The course of Biomedical Research and Innovation, Management and Assessment within the CdLM in Ingegneria Biomedica (LM21) provides students with basic knowledge about the research and development process of a new product, focusing on the biomedical sector. It also covers technological innovation, specifically emphasizing the biomedical sector. Additionally, the course includes content on planning and managing research projects, protecting intellectual property, and understanding clinical trial and CE marking procedures for new biomedical technologies.
The course of Processing of Biomedical signals I within the CdLM Medicine and Surgery ‘MedTech’ (LM41 – ENG) aims to introduce principles, methods, and tools of engineering and physics for signal processing in medicine and biology. This course provides future physicians and biomedical engineers with a foundation in methods for extracting, processing, and presenting biomedical signals to derive meaningful information for prognosis, diagnosis, and health monitoring.
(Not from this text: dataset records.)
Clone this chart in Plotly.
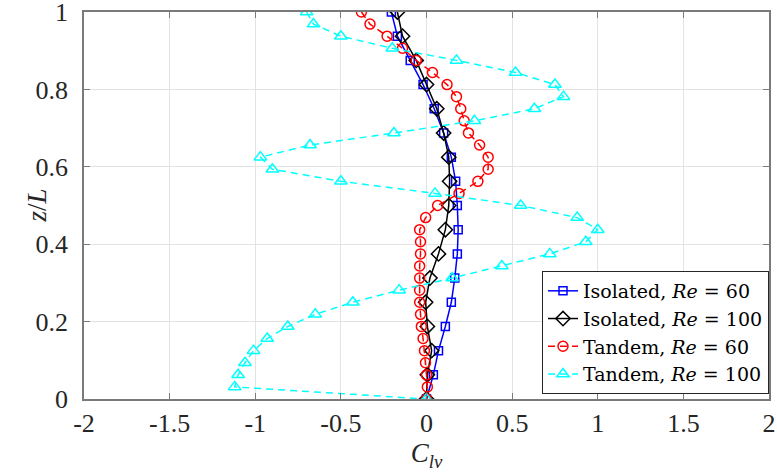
import plotly.graph_objects as go

# z/L positions
z16 = [i / 16 for i in range(16, -1, -1)]
z32 = [i / 32 for i in range(32, -1, -1)]

iso60 = [-0.205, -0.17, -0.095, -0.02, 0.045, 0.10, 0.145, 0.17, 0.18, 0.185,
         0.18, 0.165, 0.145, 0.11, 0.07, 0.04, 0.0]
iso100 = [-0.17, -0.14, -0.06, 0.0, 0.06, 0.10, 0.13, 0.135, 0.13, 0.11,
          0.07, 0.02, -0.005, 0.005, 0.03, 0.005, 0.0]
tan60 = [-0.38, -0.33, -0.23, -0.14, -0.06, 0.035, 0.12, 0.175, 0.20, 0.22,
         0.245, 0.31, 0.36, 0.36, 0.30, 0.19, 0.065, -0.005, -0.04, -0.035,
         -0.035, -0.04, -0.04, -0.04, -0.04, -0.035, -0.03, -0.02, -0.012,
         -0.006, 0.0, 0.005, 0.0]
tan100 = [-0.70, -0.66, -0.50, -0.20, 0.175, 0.52, 0.75, 0.80, 0.63, 0.28,
          -0.19, -0.68, -0.97, -0.90, -0.50, 0.05, 0.55, 0.88, 1.00, 0.93,
          0.72, 0.44, 0.15, -0.16, -0.43, -0.65, -0.81, -0.93, -1.01, -1.06,
          -1.10, -1.12, 0.0]

xticks = [-2, -1.5, -1, -0.5, 0, 0.5, 1, 1.5, 2]
xticklabels = ["-2", "-1.5", "-1", "-0.5", "0", "0.5", "1", "1.5", "2"]
yticks = [0, 0.2, 0.4, 0.6, 0.8, 1]
yticklabels = ["0", "0.2", "0.4", "0.6", "0.8", "1"]

names = ["Isolated, <i>Re</i> = 60", "Isolated, <i>Re</i> = 100",
         "Tandem, <i>Re</i> = 60", "Tandem, <i>Re</i> = 100"]

FONT = "Liberation Serif, Times New Roman, serif"
LFONT = "DejaVu Serif, serif"

fig = go.Figure()
fig.add_trace(go.Scatter(x=iso60, y=z16, mode="lines+markers", name=names[0],
                         line=dict(color="#0000FF", width=1.5),
                         marker=dict(symbol="square-open", size=8, color="#0000FF",
                                     line=dict(width=1.5, color="#0000FF"))))
fig.add_trace(go.Scatter(x=iso100, y=z16, mode="lines+markers", name=names[1],
                         line=dict(color="#000000", width=1.5),
                         marker=dict(symbol="diamond-open", size=11, color="#000000",
                                     line=dict(width=1.5, color="#000000"))))
fig.add_trace(go.Scatter(x=tan60, y=z32, mode="lines+markers", name=names[2],
                         line=dict(color="#FF0000", width=1.5, dash="7px,5px"),
                         marker=dict(symbol="circle-open", size=10, color="#FF0000",
                                     line=dict(width=1.5, color="#FF0000"))))
fig.add_trace(go.Scatter(x=tan100, y=z32, mode="lines+markers", name=names[3],
                         line=dict(color="#00FFFF", width=1.5, dash="7px,5px"),
                         marker=dict(symbol="triangle-up-open", size=11, color="#00FFFF",
                                     line=dict(width=1.5, color="#00FFFF"))))

axis_common = dict(
    showgrid=True, gridcolor="#e3e3e3", gridwidth=1,
    showline=True, linecolor="#7a7a7a", linewidth=1.5, mirror="ticks",
    ticks="inside", ticklen=6, tickwidth=1, tickcolor="#7a7a7a",
    zeroline=False, ticklabeloverflow="allow", automargin=False,
    tickfont=dict(family=FONT, size=26, color="#262626"),
)

fig.update_xaxes(range=[-2, 2], tickvals=xticks, ticktext=xticklabels,
                 title=dict(text="<i>C</i><sub><i>lv</i></sub>",
                            font=dict(family=FONT, size=27, color="#262626"),
                            standoff=6),
                 **axis_common)
fig.update_yaxes(range=[0, 1], tickvals=yticks, ticktext=yticklabels,
                 ticklabelstandoff=9,
                 **axis_common)

fig.add_annotation(text="<i>z</i>/<i>L</i>", textangle=-90,
                   xref="paper", yref="paper", x=(36 - 84) / 685, y=0.5,
                   xanchor="center", yanchor="middle", showarrow=False,
                   font=dict(family=FONT, size=27, color="#262626"))

fig.update_layout(
    width=777, height=474,
    margin=dict(l=84, r=8, t=12, b=75),
    paper_bgcolor="white", plot_bgcolor="white",
    font=dict(family=FONT, color="#262626"),
    legend=dict(x=1.0, y=0.013, xanchor="right", yanchor="bottom",
                bgcolor="white", bordercolor="#262626", borderwidth=1,
                font=dict(family=LFONT, size=19, color="#000000"),
                itemwidth=30, tracegroupgap=0),
    showlegend=True,
)

fig.write_html("out.html")
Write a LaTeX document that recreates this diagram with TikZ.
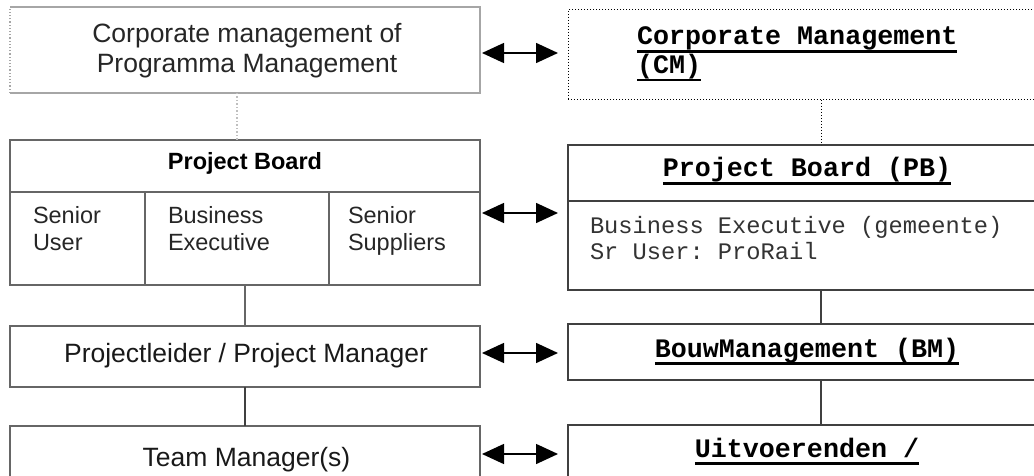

It covers the principles underlying biomedical signal generation and interpretation, and the application of techniques to extract relevant information from these signals.
Il modulo di Bioingegneria Elettronica e Informatica nel CdLM Scienze Infermieristiche e Ostetriche (LM/SNT1) fornisce nozioni generali dei concetti propri dell’ingegneria biomedica a studenti di infermieristica. Questo modulo generale permette di comprendere le applicazioni proprie dell’ingegneria in ambito sanitario.
Bootcamp: IoT & AI for Frugal Innovation 2024
Community-centred innovation, Tech for good, Circular economy, Sustainable production
An intensive 3-week programme of lectures, labs and project work to acquire technical skills and soft skills based on industry use cases. Tutoring and teamwork are essential parts of this team learning journey. The IoT & AI Bootcamp 2024 program will focus on Frugal Innovation. Fully aligned with sustainability and circular-economy principles, Frugal Innovation refers to the process of reducing the complexity and costs of new products, methods and designs that are created for, with or by people in developing countries. Designed in collaboration with academics and professionals, this is a short and effective 3 week course based on experiential learning and practical activities.